§ **The task**:
Output each line exactly as it appears, skipping any embedded picture.

§ **Recorded information**:
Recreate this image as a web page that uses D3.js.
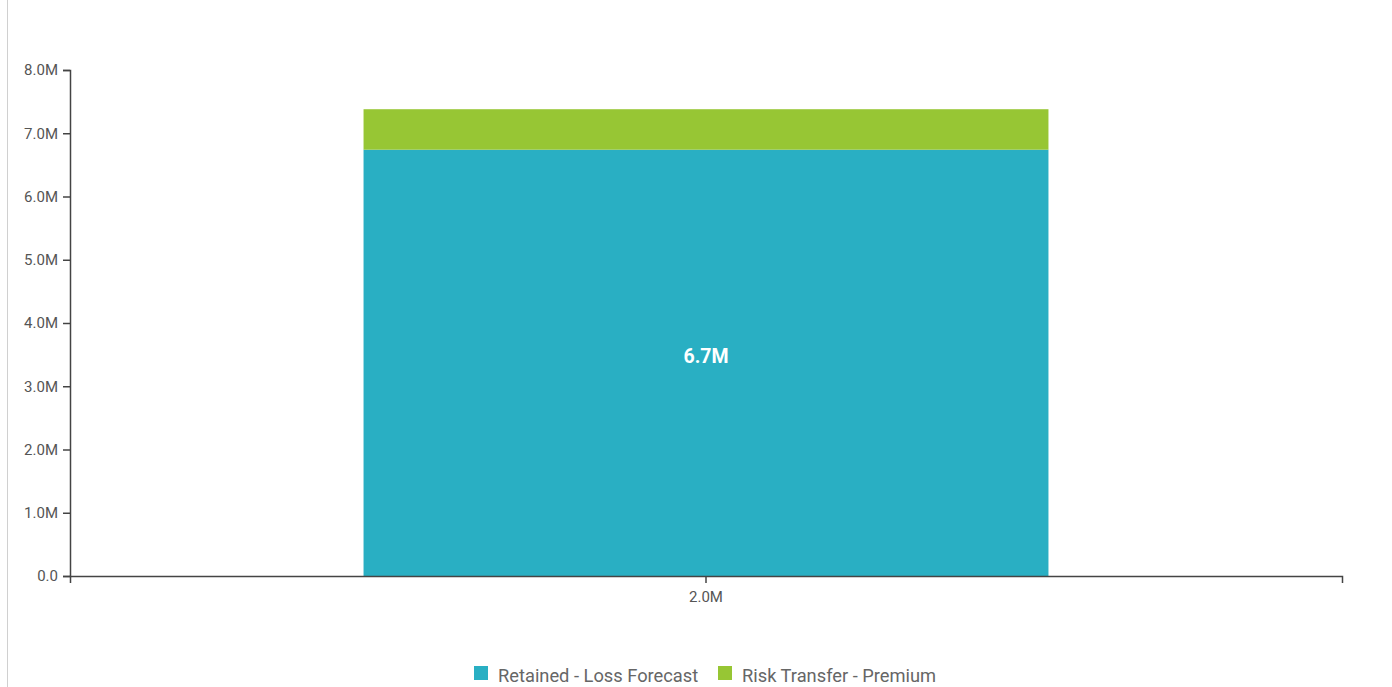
<!DOCTYPE html>
<html><head><meta charset="utf-8">
<script src="https://cdn.jsdelivr.net/npm/d3@7"></script>
<style>
body{margin:0;background:#fff;font-family:Roboto,"Noto Sans",sans-serif;}
</style></head>
<body>
<svg id="chart" width="1392" height="687"></svg>
<script>
const categories = ["2.0M"];
const seriesNames = ["Retained - Loss Forecast", "Risk Transfer - Premium"];
const retainedValues = [6740000];
const premiumValues = [640000];
const yTickValues = [0,1e6,2e6,3e6,4e6,5e6,6e6,7e6,8e6];
const colors = ["#29AFC3", "#97C634"];

const svg = d3.select("#chart");
svg.append("line").attr("x1",7.5).attr("x2",7.5).attr("y1",0).attr("y2",687)
  .attr("stroke","#d0d0d0").attr("stroke-width",1);

const m = {left:70, right:1342, top:70, bottom:576};
const x = d3.scaleBand().domain(categories).range([m.left, m.right]).padding(0.3);
const y = d3.scaleLinear().domain([0, 8e6]).range([m.bottom, m.top]);

const data = categories.map((c,i)=>({cat:c, retained:retainedValues[i], premium:premiumValues[i]}));
const stack = d3.stack().keys(["retained","premium"])(data);

const g = svg.append("g");
stack.forEach((layer, li) => {
  g.selectAll(null).data(layer).enter().append("rect")
    .attr("x", d => x(d.data.cat))
    .attr("width", x.bandwidth())
    .attr("y", d => y(d[1]))
    .attr("height", d => y(d[0]) - y(d[1]))
    .attr("fill", colors[li]);
});

// label
g.selectAll(null).data(stack[0]).enter().append("text")
  .attr("x", d => x(d.data.cat) + x.bandwidth()/2)
  .attr("y", d => (y(d[0]) + y(d[1]))/2 - 7)
  .attr("dy","0.35em")
  .attr("text-anchor","middle")
  .attr("fill","#fff").attr("font-weight","bold").attr("font-size",19.5)
  .attr("font-family","Roboto, sans-serif")
  .text(d => (Math.floor((d[1]-d[0])/1e5)/10).toFixed(1) + "M");

const fmt = v => v === 0 ? "0.0" : (v/1e6).toFixed(1) + "M";
const yAxis = svg.append("g").attr("transform", `translate(${m.left},0)`)
  .call(d3.axisLeft(y).tickValues(yTickValues).tickFormat(fmt).tickSize(7).tickSizeOuter(7).tickPadding(5));
const xAxis = svg.append("g").attr("transform", `translate(0,${m.bottom})`)
  .call(d3.axisBottom(x).tickSize(7).tickSizeOuter(7).tickPadding(8));
[yAxis, xAxis].forEach(a => {
  a.selectAll("path,line").attr("stroke","#444").attr("stroke-width",1.5);
  a.selectAll("text").attr("fill","#555").attr("font-size",15).attr("font-family","Roboto, sans-serif");
});

// legend
const legend = svg.append("g");
const lx = [474, 718];
seriesNames.forEach((n,i) => {
  legend.append("rect").attr("x", lx[i]).attr("y", 666).attr("width", 14).attr("height", 14).attr("fill", colors[i]);
  legend.append("text").attr("x", lx[i] + 24).attr("y", 676).attr("dy","0.35em")
    .attr("fill","#666").attr("font-size",18.3).attr("font-family","Roboto, sans-serif").text(n);
});
</script>
</body></html>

§ **Exercise output**:
Recreate this image as a web page that uses D3.js.
<!DOCTYPE html>
<html><head><meta charset="utf-8">
<script src="https://cdn.jsdelivr.net/npm/d3@7"></script>
<style>
body{margin:0;background:#fff;font-family:Roboto,"Noto Sans",sans-serif;}
</style></head>
<body>
<svg id="chart" width="1392" height="687"></svg>
<script>
const categories = ["2.0M"];
const seriesNames = ["Retained - Loss Forecast", "Risk Transfer - Premium"];
const retainedValues = [6740000];
const premiumValues = [640000];
const yTickValues = [0,1e6,2e6,3e6,4e6,5e6,6e6,7e6,8e6];
const colors = ["#29AFC3", "#97C634"];

const svg = d3.select("#chart");
svg.append("line").attr("x1",7.5).attr("x2",7.5).attr("y1",0).attr("y2",687)
  .attr("stroke","#d0d0d0").attr("stroke-width",1);

const m = {left:70, right:1342, top:70, bottom:576};
const x = d3.scaleBand().domain(categories).range([m.left, m.right]).padding(0.3);
const y = d3.scaleLinear().domain([0, 8e6]).range([m.bottom, m.top]);

const data = categories.map((c,i)=>({cat:c, retained:retainedValues[i], premium:premiumValues[i]}));
const stack = d3.stack().keys(["retained","premium"])(data);

const g = svg.append("g");
stack.forEach((layer, li) => {
  g.selectAll(null).data(layer).enter().append("rect")
    .attr("x", d => x(d.data.cat))
    .attr("width", x.bandwidth())
    .attr("y", d => y(d[1]))
    .attr("height", d => y(d[0]) - y(d[1]))
    .attr("fill", colors[li]);
});

// label
g.selectAll(null).data(stack[0]).enter().append("text")
  .attr("x", d => x(d.data.cat) + x.bandwidth()/2)
  .attr("y", d => (y(d[0]) + y(d[1]))/2 - 7)
  .attr("dy","0.35em")
  .attr("text-anchor","middle")
  .attr("fill","#fff").attr("font-weight","bold").attr("font-size",19.5)
  .attr("font-family","Roboto, sans-serif")
  .text(d => (Math.floor((d[1]-d[0])/1e5)/10).toFixed(1) + "M");

const fmt = v => v === 0 ? "0.0" : (v/1e6).toFixed(1) + "M";
const yAxis = svg.append("g").attr("transform", `translate(${m.left},0)`)
  .call(d3.axisLeft(y).tickValues(yTickValues).tickFormat(fmt).tickSize(7).tickSizeOuter(7).tickPadding(5));
const xAxis = svg.append("g").attr("transform", `translate(0,${m.bottom})`)
  .call(d3.axisBottom(x).tickSize(7).tickSizeOuter(7).tickPadding(8));
[yAxis, xAxis].forEach(a => {
  a.selectAll("path,line").attr("stroke","#444").attr("stroke-width",1.5);
  a.selectAll("text").attr("fill","#555").attr("font-size",15).attr("font-family","Roboto, sans-serif");
});

// legend
const legend = svg.append("g");
const lx = [474, 718];
seriesNames.forEach((n,i) => {
  legend.append("rect").attr("x", lx[i]).attr("y", 666).attr("width", 14).attr("height", 14).attr("fill", colors[i]);
  legend.append("text").attr("x", lx[i] + 24).attr("y", 676).attr("dy","0.35em")
    .attr("fill","#666").attr("font-size",18.3).attr("font-family","Roboto, sans-serif").text(n);
});
</script>
</body></html>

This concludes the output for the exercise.